A: Since everybody seems to need the kid who cries that the emperor has no clothes, I am more than happy to make the same statement in an answer: the question posed by the black hole complementarity paradox is unphysical. 
Information is always lost in any physical systems. Thermodynamics is about nothing else than information loss. Whether it's melting ice cubes losing their shape, a heart on the foam of a cup of latte disappearing by stirring or the initial conditions in a gravitating n-body problem getting tangled to absurdity - we can never get the full information about the past back. 
Let me repeat this: that is normal and one can easily deduce it from special relativity: outgoing radiation is leaving a localized system at the speed of light, which, as we hopefully all accept, can not be caught up with. Once thermal radiation is gone, it's gone, and it takes part of the system state with it. Even if we could do the inverse reconstruction of the dynamic (which, as we know from classical mechanics, is not even possible for any but a handful of trivial Hamiltonian systems), we would already be lacking the necessary ingredients for this calculation: the lost heat has destroyed any chance of a full reversal. 

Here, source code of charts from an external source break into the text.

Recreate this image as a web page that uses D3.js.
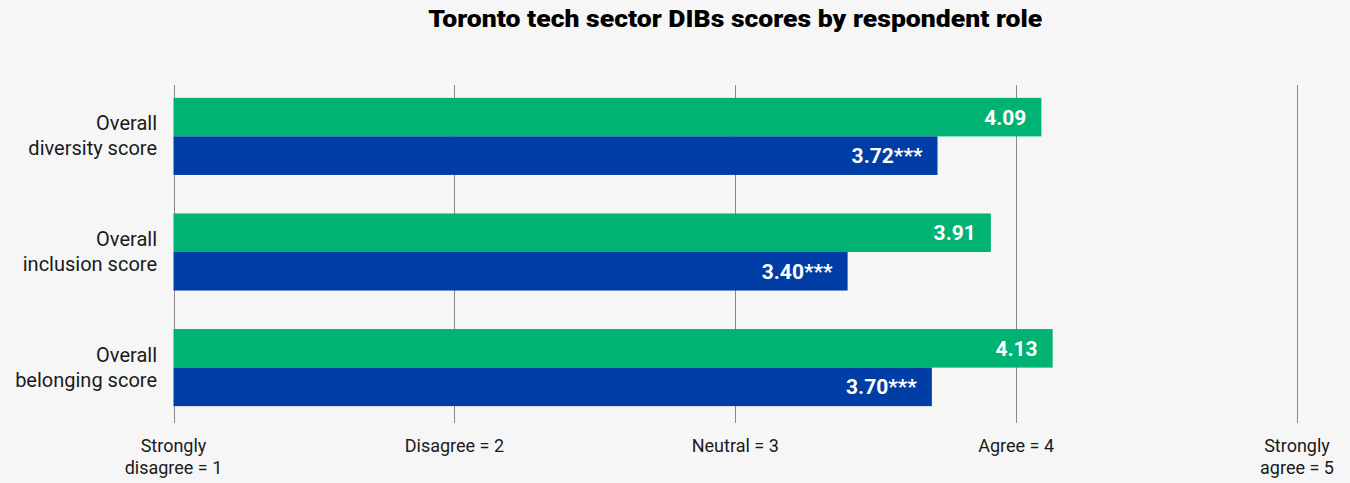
<!DOCTYPE html>
<html>
<head>
<meta charset="utf-8">
<script src="https://cdn.jsdelivr.net/npm/d3@7"></script>
<style>
  html, body { margin: 0; padding: 0; background: #f6f6f6; }
  svg { display: block; }
</style>
</head>
<body>
<svg id="chart" width="1350" height="483"></svg>
<script>
// ---- data ----
const title = "Toronto tech sector DIBs scores by respondent role";
const categories = [
  ["Overall", "diversity score"],
  ["Overall", "inclusion score"],
  ["Overall", "belonging score"]
];
const seriesNames = ["Respondent group A", "Respondent group B"];
const seriesA = [4.09, 3.91, 4.13];
const seriesB = [3.72, 3.40, 3.70];
const significance = ["", "***"];
const tickValues = [1, 2, 3, 4, 5];
const tickLabels = [
  ["Strongly", "disagree = 1"],
  ["Disagree = 2"],
  ["Neutral = 3"],
  ["Agree = 4"],
  ["Strongly", "agree = 5"]
];

// ---- chart ----
const colors = ["#00b373", "#003da5"];
const svg = d3.select("#chart");
const W = 1350, H = 483;
svg.append("rect").attr("width", W).attr("height", H).attr("fill", "#f6f6f6");

const x = d3.scaleLinear().domain([1, 5]).range([173.5, 1297]);
const catKeys = categories.map(c => c.join(" "));
const y = d3.scaleBand().domain(catKeys).range([84, 420]).paddingInner(1/3).paddingOuter(0.12);
const ySub = d3.scaleBand().domain(seriesNames).range([0, y.bandwidth()]);

const gridTop = 85, gridBottom = 423;

// gridlines
svg.append("g").selectAll("line").data(tickValues).join("line")
  .attr("x1", d => Math.round(x(d)) + 0.5).attr("x2", d => Math.round(x(d)) + 0.5)
  .attr("y1", gridTop).attr("y2", gridBottom)
  .attr("stroke", "#8a8a8a").attr("stroke-width", 1);

// axis labels (bottom)
const axisG = svg.append("g");
tickValues.forEach((t, i) => {
  const txt = axisG.append("text")
    .attr("x", x(t)).attr("y", 452)
    .attr("text-anchor", "middle")
    .attr("font-family", "Roboto, 'Noto Sans', sans-serif")
    .attr("font-size", 18).attr("fill", "#1a1a1a");
  tickLabels[i].forEach((line, j) => {
    txt.append("tspan").attr("x", x(t)).attr("dy", j === 0 ? 0 : 22).text(line);
  });
});

// bars
const data = categories.map((c, i) => ({
  key: catKeys[i], label: c,
  values: [
    { series: seriesNames[0], value: seriesA[i], sig: significance[0], color: colors[0] },
    { series: seriesNames[1], value: seriesB[i], sig: significance[1], color: colors[1] }
  ]
}));

const groups = svg.append("g").selectAll("g").data(data).join("g")
  .attr("transform", d => `translate(0,${y(d.key)})`);

groups.selectAll("rect").data(d => d.values).join("rect")
  .attr("x", x(1)).attr("y", d => ySub(d.series))
  .attr("width", d => x(d.value) - x(1))
  .attr("height", ySub.bandwidth())
  .attr("fill", d => d.color);

groups.selectAll("text.val").data(d => d.values).join("text")
  .attr("class", "val")
  .attr("x", d => x(d.value) - 15)
  .attr("y", d => ySub(d.series) + ySub.bandwidth() / 2)
  .attr("dy", "0.36em")
  .attr("text-anchor", "end")
  .attr("font-family", "Roboto, sans-serif")
  .attr("font-weight", 700)
  .attr("font-size", 21)
  .attr("fill", "#ffffff")
  .text(d => d.value.toFixed(2) + d.sig);

// category labels
groups.append("text")
  .attr("text-anchor", "end")
  .attr("font-family", "Roboto, 'Noto Sans', sans-serif")
  .attr("font-size", 20).attr("fill", "#1a1a1a")
  .each(function(d) {
    const t = d3.select(this);
    d.label.forEach((line, j) => {
      t.append("tspan").attr("x", 157).attr("y", y.bandwidth() / 2 - 6 + j * 25).text(line);
    });
  });

// title
const tt = svg.append("text")
  .attr("x", x(3)).attr("y", 27)
  .attr("text-anchor", "middle")
  .attr("font-family", "Roboto, sans-serif")
  .attr("font-weight", 900)
  .attr("font-size", 24)
  .attr("fill", "#000")
  .text(title);
const len = tt.node().getComputedTextLength();
if (Math.abs(len - 614) > 4) {
  tt.attr("textLength", 614).attr("lengthAdjust", "spacingAndGlyphs");
}
</script>
</body>
</html>
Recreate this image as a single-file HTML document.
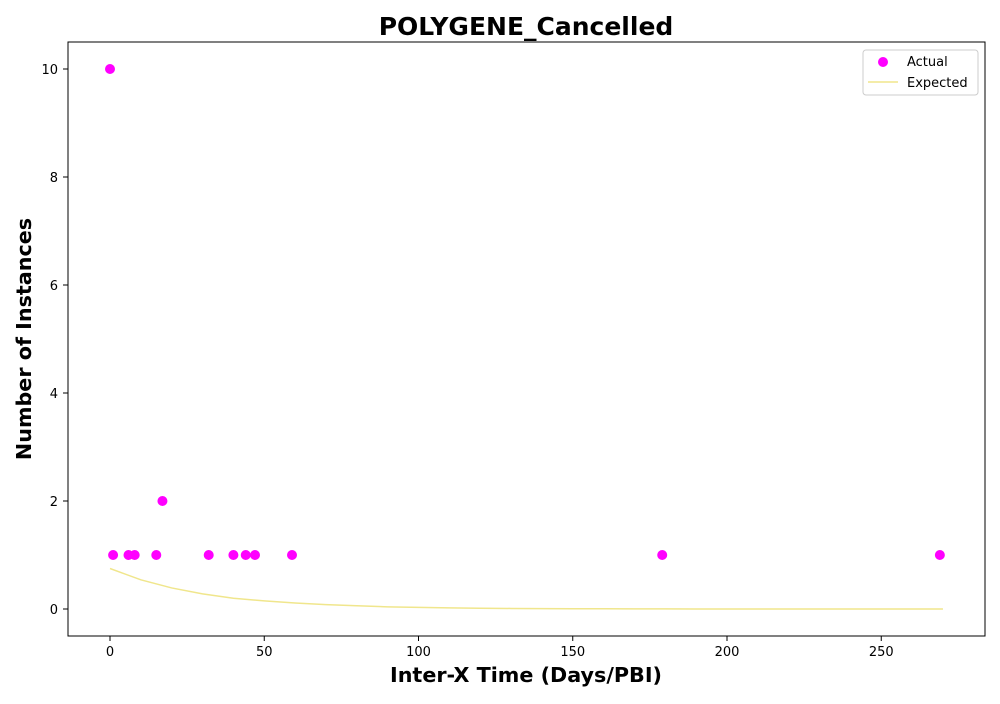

Why some theoreticians of otherwise enormous intellect have taken offense with the normal modus operandi of nature is a real mystery, which I admit. The suggestion that black holes are the only information conserving devices in the universe is, on the other hand, very strange and I do not see a single shred of physical motivation for it, let alone any chance of testing this claim. And with that alone the question disappears, by definition, from the pages of science.